The major conclusions of the current study can be summarized as follows:

  • The Level 2 calibration factors for deterioration models in HDM-4 for every road network were calculated and the values are presented in Table 6 (cellwise) and Table 7 (GCF). These calibration factors can be used for future estimation of deterioration and other analyses to be conducted through HDM-4. These models can also be used to forecast road conditions for bituminous road surfacing and to plan maintenance strategies in the future.

  • According to the global calibration factors (GCF) obtained, the variability between observed distress and calibrated HDM-4 values was found to be greater for rural pavement sections than for urban pavement sections, even though they follow the same pattern for distress initiation/progression.

  • The results obtained from sensitivity analysis of pavement deteriorations indicate that the variables/parameters that have the greatest influence on pavement performance are Pavement age, MSN, Shoulder Width, CDS, and Traffic Volume, in decreasing order of impact elasticity and Spearmans’ correlation rank. It's worth noting that the traffic volume variable in the study belongs to the sensitivity class "negligible," which means it's unlikely to have much of an impact on edge break and rutting progressions. Instead of traffic volume, the variable "shoulder width" is then introduced to the edge break model. Based on the result of the sensitivity analysis of distresses, the parameters to be used further in the pavement deterioration modelling were identified.

  • Based on the time-series data for 5 years, pavement deterioration models of most observed distress on these sections such as Cracking, Ravelling, Potholes, Rut depth, and Edge break were developed using MATLAB, and the model description is presented in Table 8 with MATLAB codes in Appendix D. A few specific observations related to pavement deterioration modelling are as follows:

    • The adjusted goodness of fit (R2 value) is above 0.75 for all the distress models developed, which indicates a good relationship between the independent and dependent variables adopted for the model development.

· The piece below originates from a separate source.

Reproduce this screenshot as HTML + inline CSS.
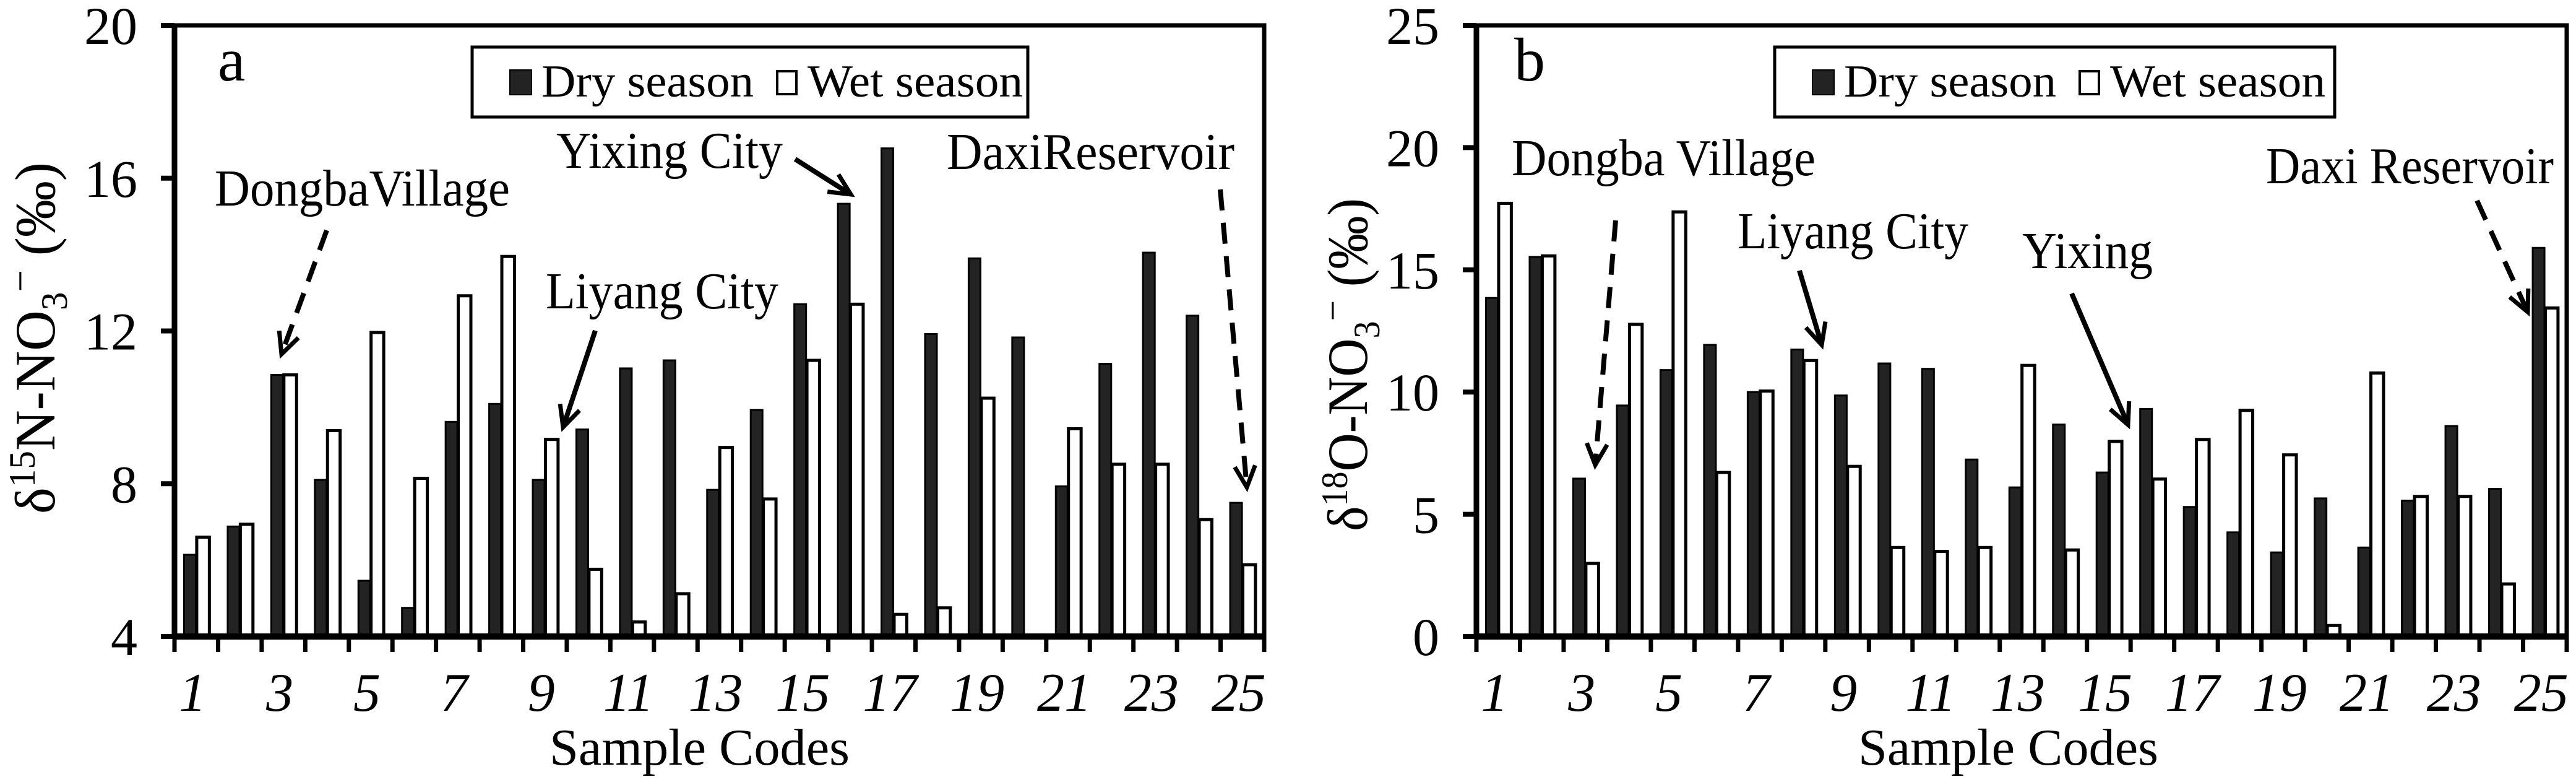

    • It was also observed that the percentage of distress on pavement sections having low CDS and MSN values was higher as compared to the contrary.

  • During the validation of calibrated HDM-4 distress models, the percentage variability found between observed and anticipated distresses was often relatively low. When compared to the global calibration factors (GCF), cellwise calibration of HDM-4 deterioration models yielded better predictions.

  • Furthermore, statistical inferences related to non-linear pavement deterioration model validation produced the greatest results in terms of output proximity to observed deterioration on validation sections (other than model development). As a result, the locally developed non-linear regression-based pavement deterioration models should be used to estimate the future deterioration of any pavement section in the study region.